The only structure under construction inside the Ruston part of the project is an underground parking garage that Point Ruston is building without a Ruston permit. The developer said he is proceeding with that project under the authority of the federal Superfund law. Point Ruston is a federal Superfund site because of its contamination with heavy metals from the 100 years of smelter activity. The plan to deal with that pollution in part calls for much of the site to be capped with pavement or buildings. The parking garage’s basic structure will be part of that cap.
Ruston has red-tagged the parking structure project to halt work and sent its police chief to the site to threaten to arrest construction workers.
Hopkins said the city has yet to issue a permit to complete the parking garage because its current design doesn’t comply with the master land use plan adopted six years ago for the site.
That plan showed a public space on the top floor of the garage, said the mayor, but present plans call for that area to be parking, he said.
“What the developer needs to do is comply with the master plan or to seek an amendment to that plan,” Hopkins said.
Thompson said U.S. Rep. Derek Kilmer, D-Gig Harbor, attempted to mediate a solution between Point Ruston and the town of Ruston in mid-November.
A few days later, the Point Ruston and town officials met with Tacoma Mayor Marilyn Strickland and other city leaders to address issues in what she said was a productive manner.
“I was actually very optimistic,” she said. “Since then, things have stalled yet again.”
Thompson said Hopkins agreed to specific solutions to a dozen issues that kept the project from moving forward. But Ruston never replied when the developer sent the small city the minutes of the meeting with Strickland, and the Hopkins didn’t show up at a follow-up meeting in December.

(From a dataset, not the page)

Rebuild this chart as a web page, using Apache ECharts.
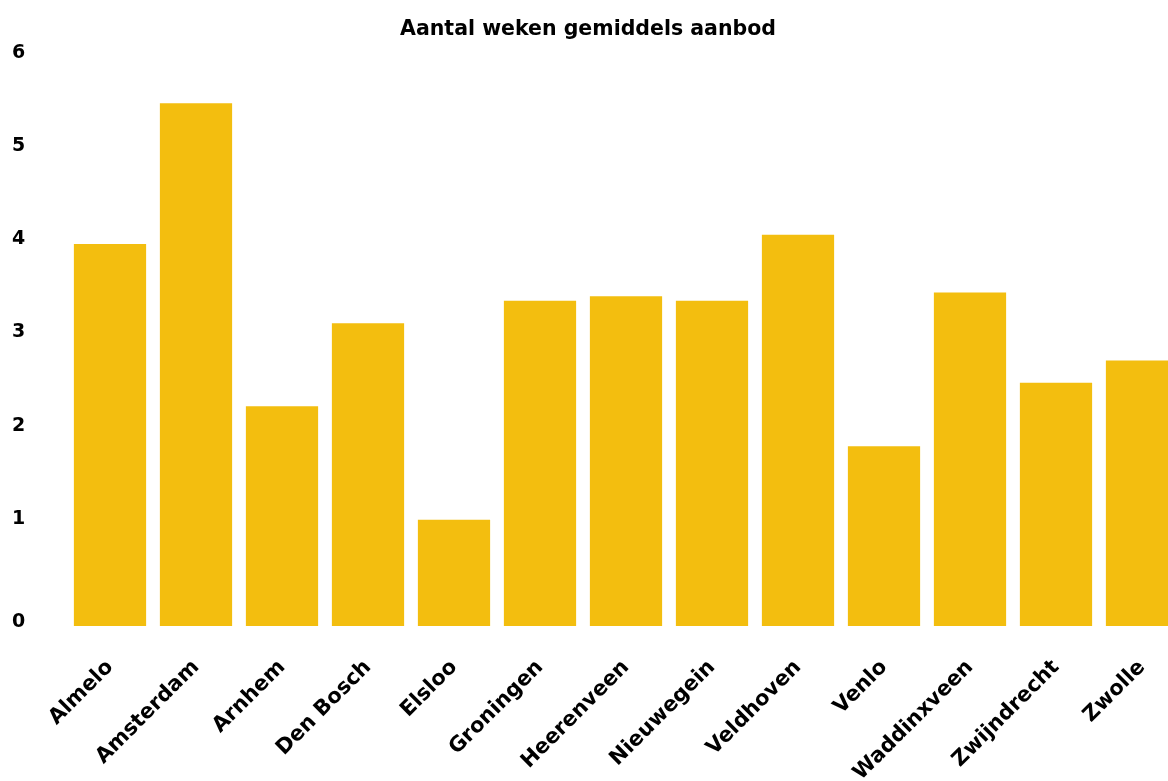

Both Tacoma and Ruston stand to benefit from the development, Strickland said, “And now Ruston has gone silent.”
The Ruston mayor said the lack of follow-through was on Point Ruston’s part. He said he issued permits on some projects, but the developer on at least one occasion failed to pick up that permit.

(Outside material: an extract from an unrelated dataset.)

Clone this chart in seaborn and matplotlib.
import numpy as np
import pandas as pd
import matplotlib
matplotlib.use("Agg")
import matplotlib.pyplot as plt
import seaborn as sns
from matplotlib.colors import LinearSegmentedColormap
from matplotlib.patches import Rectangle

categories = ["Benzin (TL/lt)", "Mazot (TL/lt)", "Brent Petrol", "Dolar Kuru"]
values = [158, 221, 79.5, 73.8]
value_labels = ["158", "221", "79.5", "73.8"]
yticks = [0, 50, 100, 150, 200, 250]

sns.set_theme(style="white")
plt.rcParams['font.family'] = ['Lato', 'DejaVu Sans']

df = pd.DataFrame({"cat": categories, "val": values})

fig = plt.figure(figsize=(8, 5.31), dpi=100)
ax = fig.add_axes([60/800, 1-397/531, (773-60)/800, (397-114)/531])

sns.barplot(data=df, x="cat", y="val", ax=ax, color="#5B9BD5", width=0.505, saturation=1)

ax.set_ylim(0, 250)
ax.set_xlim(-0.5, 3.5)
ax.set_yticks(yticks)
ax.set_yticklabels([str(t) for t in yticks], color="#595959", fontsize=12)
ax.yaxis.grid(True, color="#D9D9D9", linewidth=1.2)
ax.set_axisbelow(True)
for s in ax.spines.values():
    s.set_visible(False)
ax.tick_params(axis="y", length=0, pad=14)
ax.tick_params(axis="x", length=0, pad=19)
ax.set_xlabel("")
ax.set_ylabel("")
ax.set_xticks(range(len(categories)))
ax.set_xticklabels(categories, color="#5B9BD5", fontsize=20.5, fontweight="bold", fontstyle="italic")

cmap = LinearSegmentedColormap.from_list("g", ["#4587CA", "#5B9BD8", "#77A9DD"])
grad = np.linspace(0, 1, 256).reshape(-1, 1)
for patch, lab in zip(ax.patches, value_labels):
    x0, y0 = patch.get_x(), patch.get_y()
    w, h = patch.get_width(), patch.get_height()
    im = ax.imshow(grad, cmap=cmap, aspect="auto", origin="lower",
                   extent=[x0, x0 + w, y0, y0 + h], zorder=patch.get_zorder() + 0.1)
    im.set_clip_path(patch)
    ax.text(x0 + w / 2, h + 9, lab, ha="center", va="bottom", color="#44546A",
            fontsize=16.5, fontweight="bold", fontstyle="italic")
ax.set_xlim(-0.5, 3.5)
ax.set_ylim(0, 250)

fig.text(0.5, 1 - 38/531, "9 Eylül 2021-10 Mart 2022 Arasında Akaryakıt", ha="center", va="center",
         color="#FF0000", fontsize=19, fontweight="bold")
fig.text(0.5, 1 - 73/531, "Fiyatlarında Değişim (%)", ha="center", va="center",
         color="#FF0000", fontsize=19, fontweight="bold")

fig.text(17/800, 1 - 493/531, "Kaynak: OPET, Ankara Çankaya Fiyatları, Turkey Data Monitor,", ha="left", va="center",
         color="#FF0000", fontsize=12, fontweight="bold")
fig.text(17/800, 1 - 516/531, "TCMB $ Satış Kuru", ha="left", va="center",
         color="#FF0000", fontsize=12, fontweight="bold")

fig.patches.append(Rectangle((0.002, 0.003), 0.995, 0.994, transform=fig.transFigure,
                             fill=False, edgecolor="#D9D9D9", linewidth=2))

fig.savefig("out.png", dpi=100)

Paperwork filed Thursday asks the Tacoma City Council to hold a public meeting within 60 days to decide on whether to proceed with annexation. If the Tacoma council gives the nod, it would be up to the Ruston Town Council to approve it.
Cohen said he’s not holding his breath. If the Town Council doesn’t approve the annexation, he says he thinks the state Legislature would consider a solution. He didn’t specify what that would be.
If the remainder of the development is annexed to Tacoma, Cohen said he expects that Ruston would be offered some compensation in the form of shared tax revenues from the developed site.
Ruston’s Mayor Hopkins said his town is not anti-business. It just wants the developer to comply with its land-use rules.
The city of Tacoma invested roughly $31 million to pay for utilities and roads in the Point Ruston development to help move it forward. That money will be paid back over 30 years by the developer, City Councilman Ryan Mello said.
But with no construction on the Ruston side, “they don’t have the revenue to pay back Tacoma, and that’s the concern,” Mello said. “They need to get building permits and get cranes in the sky to pay back Tacoma.”
Strickland said the Tacoma City Council would consider whether to accept Point Ruston’s annexation petition. How long will that take?
“Nothing unreasonable, given the amount of time we’ve spent on this already,” Strickland said.